Directed, written and edited by Andrew Haigh, "Weekend" will feel reminiscent of "Before Sunrise" or any other indie drama in which the main characters fall for each other in a compact amount of time. In this case, it's Russell (Tom Cullen), a young U.K. man who on a Friday has a drunken one-night stand with Glen (Chris New), who the following morning wants to tape-record Russell's impressions about the hookup. At first, it seems like there's no future for these two, but Russell ends up calling Glen, which leads to them spending the rest of the weekend together.

There's more to the movie than that, but I don't want to say anymore. That's all I knew going in, and I think it's sufficient. It's not that there are big, juicy twists, but "Weekend" is a movie in which you want to discover the characters as they're discovering each other. And we learn things about them from their conversations, which have a real sparkle without feeling "written." We start to understand how, if these two ended up together, their dynamic would work. One is a little sweeter and softer, while the other is a little more impish and high-strung. You can see Russell and Glen as a couple, but you can also see how they might drive each other nuts. It's hard to know for sure which way it might go; a new love is so incredibly tenuous that way.

As it made its way around the festival circuit earlier this year, "Weekend" was heralded, rightfully so, but of course it had to be labeled a "gay romance" in the process, as if that's what makes it special. But while I understand the impulse -- overtly gay love stories (with sex scenes) are pretty rare in even the independent film world -- I fear that will keep some people from giving "Weekend" a try. The insecurities and emotions at play are pretty universal, and Haigh's narrative structure is actually pretty conventional when you get right down to it.

And yet, there is something meaningful about the fact that the movie features gay characters. Without being too obvious about it, Haigh does use Russell and Glen as mouthpieces for the oppression gays and lesbians can feel in "normal" society. Beyond just the simple name-calling and bigotry, these characters have to live in a world where their desires have to always take a backseat to those of straights, whether it's through TV shows or movies or advertizing. "Weekend" doesn't make its characters martyrs, but it gives you a glimpse into how much harder love can be when you feel like you're existing on the margins of life. It's poignant without being self-pitying.
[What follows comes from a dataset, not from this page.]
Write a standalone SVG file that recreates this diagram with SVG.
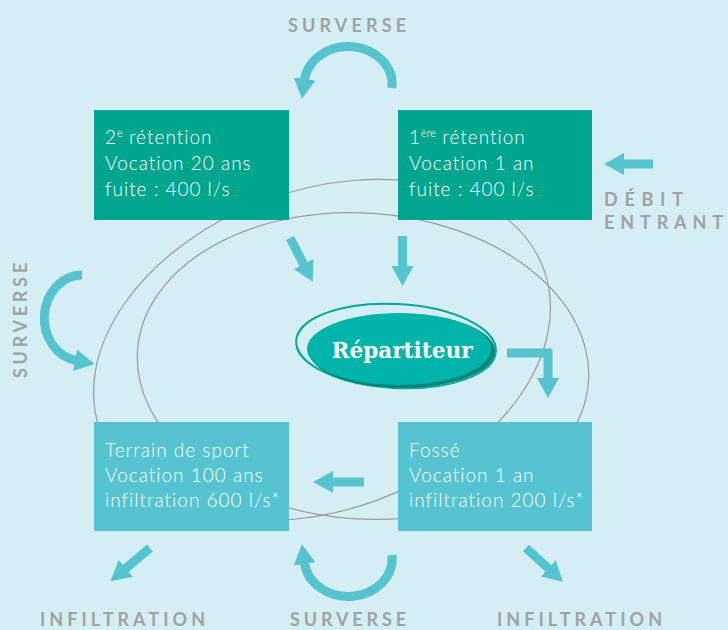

If "Weekend" can be faulted, it's simply that it's so slight it doesn't quite build to anything truly extraordinary. That's by design: Haigh doesn't want his characters to represent The State Of Gay Relations, he just wants them to be Russell and Glen. And that's enough. Cullen and New are both quite good -- natural and relaxed -- and while their fumblings with love aren't exactly new, they're handled with real care. On some level, Haigh knows that these guys' story isn't all that special or unique. But in its quiet way, "Weekend" argues that, really, nobody's love story really is -- unless it's yours.